The Compound Semiconductor Centre is partnering on the project which was awarded £9.8m in funding through the Advanced Propulsion Centre (APC). The ESCAPE project (End-to-end Supply Chain development for Automotive Power Electronics) intends to create a complete end-to-end supply chain for next-generation SiC power electronics, which is a crucial component in all types of electric vehicles, whether automotive, railway, marine, or aviation.
This funding is part of the UK government’s £33 million investment through APC to advance the country’s low-carbon automotive capabilities and to develop the next generation of low-carbon vehicles. The ESCAPE project, led by McLaren Applied Technologies, is one of five projects awarded funding including the development of high-performance battery packs, electrified construction equipment, and hydrogen-powered engines.
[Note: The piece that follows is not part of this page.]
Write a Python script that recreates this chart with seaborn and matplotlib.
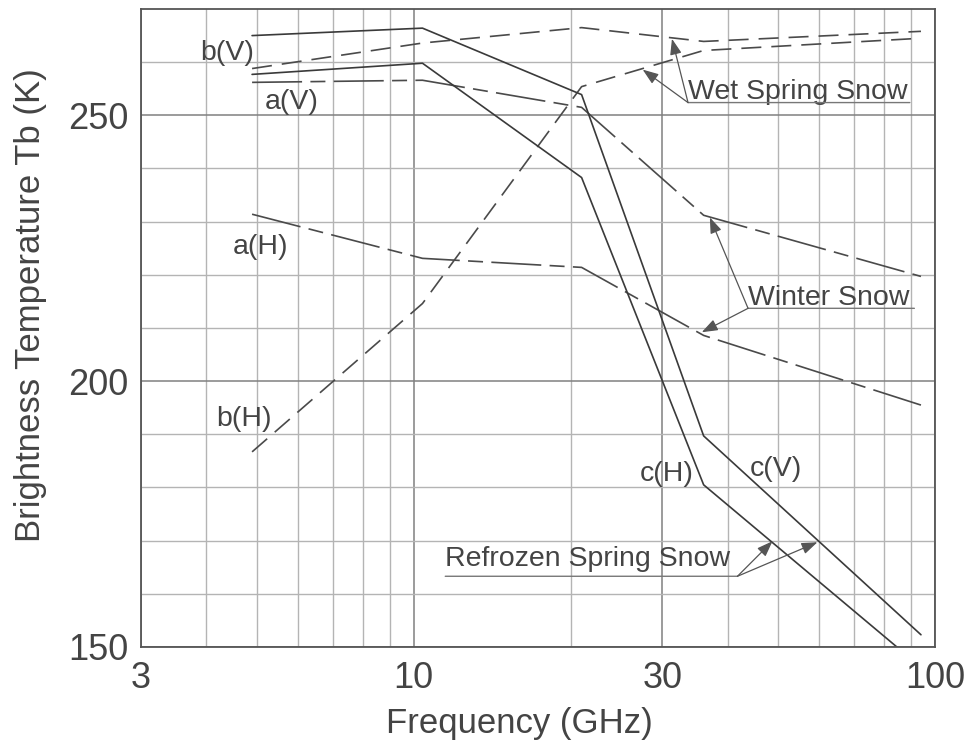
import matplotlib
matplotlib.use("Agg")
import matplotlib.pyplot as plt
from matplotlib.ticker import FixedLocator, FixedFormatter, NullFormatter
import pandas as pd
import seaborn as sns

# Radiometer channels (GHz)
freq_ghz = [4.9, 10.4, 21.0, 36.0, 94.0]

# Brightness temperatures (K): a = winter snow, b = wet spring snow, c = refrozen spring snow
tb_a_v = [256.2, 256.6, 251.5, 231.2, 219.7]
tb_a_h = [231.4, 223.1, 221.4, 208.6, 195.5]
tb_b_v = [258.8, 263.6, 266.5, 263.9, 265.8]
tb_b_h = [186.7, 214.6, 255.4, 262.2, 264.5]
tb_c_v = [265.0, 266.4, 253.9, 189.7, 152.3]
tb_c_h = [257.7, 259.8, 238.3, 180.5, 146.2]

series_names = ["a(V)", "a(H)", "b(V)", "b(H)", "c(V)", "c(H)"]
series_values = [tb_a_v, tb_a_h, tb_b_v, tb_b_h, tb_c_v, tb_c_h]

x_ticks = [3, 10, 30, 100]
x_tick_labels = ["3", "10", "30", "100"]
y_ticks = [150, 200, 250]

df = pd.DataFrame({
    "freq": [f for _ in series_names for f in freq_ghz],
    "tb": [v for vals in series_values for v in vals],
    "series": [n for n in series_names for _ in freq_ghz],
})

sns.set_theme(style="white")
plt.rcParams["font.family"] = ["Liberation Sans", "DejaVu Sans"]

ink = "#444444"
dash_a = (30, 5, 9, 5)
dash_b = (12, 6)
line_dashes = {"a(V)": dash_a, "a(H)": dash_a, "b(V)": dash_b, "b(H)": dash_b,
               "c(V)": "", "c(H)": ""}
line_colors = {"a(V)": "#4a4a4a", "a(H)": "#4a4a4a", "b(V)": "#4a4a4a",
               "b(H)": "#4a4a4a", "c(V)": "#3a3a3a", "c(H)": "#3a3a3a"}

fig = plt.figure(figsize=(9.71, 7.44), dpi=100)
ax = fig.add_axes([0.1452, 0.1304, 0.8177, 0.8575])
ax.set_xscale("log")

sns.lineplot(data=df, x="freq", y="tb", hue="series", style="series",
             palette=line_colors, dashes=line_dashes, estimator=None, sort=False,
             linewidth=1.2, legend=False, ax=ax)

ax.set_xlim(3, 100)
ax.set_ylim(150, 270)

ax.xaxis.set_major_locator(FixedLocator(x_ticks))
ax.xaxis.set_major_formatter(FixedFormatter(x_tick_labels))
ax.xaxis.set_minor_locator(FixedLocator([4, 5, 6, 7, 8, 9, 20, 40, 50, 60, 70, 80, 90]))
ax.xaxis.set_minor_formatter(NullFormatter())
ax.yaxis.set_major_locator(FixedLocator(y_ticks))
ax.yaxis.set_minor_locator(FixedLocator([160, 170, 180, 190, 210, 220, 230, 240, 260]))
ax.yaxis.set_minor_formatter(NullFormatter())

ax.set_axisbelow(True)
ax.grid(which="major", color="#808080", linewidth=1.1)
ax.grid(which="minor", color="#b4b4b4", linewidth=1.0)

ax.tick_params(which="both", length=0, labelsize=26, labelcolor=ink)
ax.tick_params(axis="x", pad=10)
ax.tick_params(axis="y", pad=9)

for sp in ax.spines.values():
    sp.set_color("#555555")
    sp.set_linewidth(1.3)

ax.set_xlabel("Frequency (GHz)", fontsize=25, color=ink)
ax.xaxis.set_label_coords(0.477, -0.094)
ax.set_ylabel("Brightness Temperature Tb (K)", fontsize=25, color=ink)
ax.yaxis.set_label_coords(-0.118, 0.536)

# Curve labels
curve_labels = [("b(V)", 3.89, 260.5), ("a(V)", 5.19, 251.1), ("a(H)", 4.50, 223.9),
                ("b(H)", 4.19, 191.5), ("c(H)", 27.1, 181.2), ("c(V)", 44.2, 182.1)]
for txt, fx, ty in curve_labels:
    ax.text(fx, ty, txt, fontsize=20.5, color=ink, ha="left", va="baseline")

# Group callouts: underlined text with arrows to the curves
arrow_kw = dict(arrowstyle="-|>,head_length=0.6,head_width=0.22", color="#555555",
                lw=0.9, shrinkA=0, shrinkB=0, mutation_scale=16)
line_kw = dict(arrowstyle="-", color="#777777", lw=1.0, shrinkA=0, shrinkB=0)

callouts = [
    # text, text x, baseline, underline y, underline end x, anchor x, arrow tips
    ("Wet Spring Snow", 33.6, 253.0, 252.4, 89.5, 33.6, [(31.3, 264.4), (27.5, 258.6)]),
    ("Winter Snow", 43.8, 214.3, 213.7, 91.3, 43.8, [(37.0, 230.8), (35.7, 209.2)]),
    ("Refrozen Spring Snow", 11.5, 165.2, 163.3, 41.8, 41.8, [(48.8, 169.9), (59.5, 169.7)]),
]
for txt, tx, base, uy, ux_end, ax_x, tips in callouts:
    ax.text(tx, base, txt, fontsize=20.5, color=ink, ha="left", va="baseline")
    ax.annotate("", xy=(ux_end, uy), xytext=(tx, uy), arrowprops=line_kw)
    for tip in tips:
        ax.annotate("", xy=tip, xytext=(ax_x, uy), arrowprops=arrow_kw)

fig.savefig("out.png", dpi=100)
Twelve other partners will support the creation of the integrated supply chain. These include other industry leaders such as The University of Warwick, Turbo Power Systems, Tribus-D, MaxPower Semiconductor, Lyra Electronics, Exawatt, the Compound Semiconductor Applications Catapult, Clas-Sic Wafer Fab, and AESIN.
“McLaren Applied Technologies is proud to be at the forefront of research and development into power electronics and we’re looking forward to further advancing this, and taking the ESCAPE project to the next level thanks to the support of the Advanced Propulsion Centre,” Anthony Murray, CEO McLaren Applied Technologies, commented.
“The demand for Silicon Carbide power components is growing rapidly, and we welcome the opportunity to work with our partners to ensure the UK has a world class future supply chain in this critical technology,” Wyn Meredith, CSC Director commented.